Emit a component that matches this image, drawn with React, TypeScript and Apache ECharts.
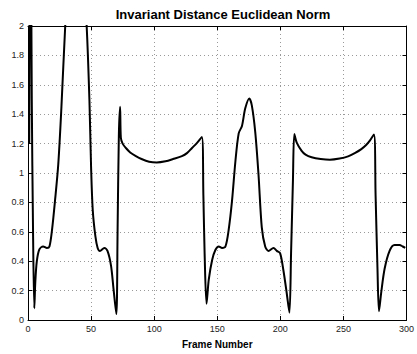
import React, { useEffect, useRef } from "react";
import * as echarts from "echarts";

const titleText = "Invariant Distance Euclidean Norm";
const xAxisName = "Frame Number";

const frames = [
  1, 2, 3, 4, 5, 5.8, 7, 9, 12, 15, 17, 19, 21.5, 24, 26.5, 29.5, 33, 38, 43, 46.5,
  48.7, 50, 51.3, 53.4, 55.2, 57, 60.5, 63, 65.8, 67.8, 70, 71, 72, 73, 73.6, 75,
  77.6, 81, 85.5, 90, 96, 102, 109, 115, 122, 126, 130, 134, 137.8, 139, 140, 141.5,
  143.3, 146, 148.6, 151.2, 153.8, 156.5, 159, 161.7, 164.4, 167, 169.6, 172.2, 175.4,
  177.4, 180.1, 182.7, 185.3, 188, 190.6, 194.6, 197.2, 199.8, 202.4, 205, 207.2,
  208.5, 210, 211.1, 213, 216.9, 220, 224.8, 232, 239.3, 247, 253.7, 259, 264.2, 268,
  270.8, 274.2, 275.5, 277, 278.2, 280, 282.7, 286.6, 290.5, 294.5, 297, 299,
];

const distance = [
  1.2, 3.0, 1.5, 0.6, 0.08, 0.26, 0.4, 0.48, 0.5, 0.49, 0.5, 0.61, 0.82, 1.06, 1.45, 2.0, 2.5, 2.75, 2.5, 2.0,
  1.49, 1.04, 0.75, 0.57, 0.49, 0.47, 0.49, 0.47, 0.37, 0.21, 0.04, 0.6, 1.25, 1.45, 1.24, 1.2,
  1.17, 1.14, 1.115, 1.095, 1.077, 1.072, 1.08, 1.095, 1.115, 1.135, 1.17, 1.205, 1.245, 0.85, 0.45, 0.11,
  0.276, 0.41, 0.478, 0.5, 0.49, 0.5, 0.61, 0.81, 1.08, 1.27, 1.32, 1.44, 1.507,
  1.46, 1.28, 0.99, 0.63, 0.5, 0.47, 0.49, 0.47, 0.455, 0.34, 0.187, 0.05,
  0.45, 0.95, 1.265, 1.207, 1.151, 1.125, 1.107, 1.095, 1.09, 1.098, 1.113, 1.135, 1.162, 1.19,
  1.218, 1.262, 0.85, 0.35, 0.06, 0.19, 0.35, 0.47, 0.51, 0.51, 0.5, 0.49,
];

const font = "Liberation Sans, Arial, Helvetica, sans-serif";

export default function App() {
  const ref = useRef<HTMLDivElement>(null);
  useEffect(() => {
    if (!ref.current) return;
    const chart = echarts.init(ref.current, undefined, { renderer: "svg" });
    const lineStyle = { color: "#000", width: 1 };
    const tick = { show: true, inside: true, length: 4, lineStyle: { color: "#000" } };
    const split = { show: true, lineStyle: { color: "#999", type: [1, 3] as any, width: 1 } };
    chart.setOption({
      animation: false,
      backgroundColor: "#fff",
      title: {
        text: titleText,
        left: 218,
        textAlign: "center",
        top: 3,
        textStyle: { fontFamily: font, fontWeight: "bold", fontSize: 13, color: "#000" },
      },
      grid: { left: 28, right: 8.5, top: 26, bottom: 29.5, containLabel: false },
      xAxis: [
        {
          type: "value",
          min: 0,
          max: 300,
          interval: 50,
          name: xAxisName,
          nameLocation: "middle",
          nameGap: 19,
          nameTextStyle: { fontFamily: font, fontWeight: "bold", fontSize: 10, color: "#000" },
          axisLine: { show: true, lineStyle },
          axisTick: tick,
          axisLabel: { fontFamily: font, fontSize: 9, color: "#222", margin: 4 },
          splitLine: split,
        },
        {
          type: "value",
          position: "top",
          min: 0,
          max: 300,
          interval: 50,
          axisLine: { show: true, onZero: false, lineStyle },
          axisTick: tick,
          axisLabel: { show: false },
          splitLine: { show: false },
        },
      ],
      yAxis: [
        {
          type: "value",
          min: 0,
          max: 2,
          interval: 0.2,
          axisLine: { show: true, lineStyle },
          axisTick: tick,
          axisLabel: { fontFamily: font, fontSize: 9, color: "#222", margin: 4 },
          splitLine: split,
        },
        {
          type: "value",
          position: "right",
          min: 0,
          max: 2,
          interval: 0.2,
          axisLine: { show: true, onZero: false, lineStyle },
          axisTick: tick,
          axisLabel: { show: false },
          splitLine: { show: false },
        },
      ],
      series: [
        {
          type: "line",
          xAxisIndex: 0,
          yAxisIndex: 0,
          data: frames.map((f, i) => [f, distance[i]]),
          showSymbol: false,
          symbol: "none",
          clip: true,
          smooth: 0.3,
          lineStyle: { color: "#000", width: 2 },
        },
      ],
    });
    return () => chart.dispose();
  }, []);
  return (
    <div
      ref={ref}
      style={{ position: "fixed", left: 0, top: 0, width: 417, height: 354, background: "#fff" }}
    />
  );
}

————————

Objective: Out of the material above, gather each line where "React" appears.

Completed task:
Emit a component that matches this image, drawn with React, TypeScript and Apache ECharts.
import React, { useEffect, useRef } from "react";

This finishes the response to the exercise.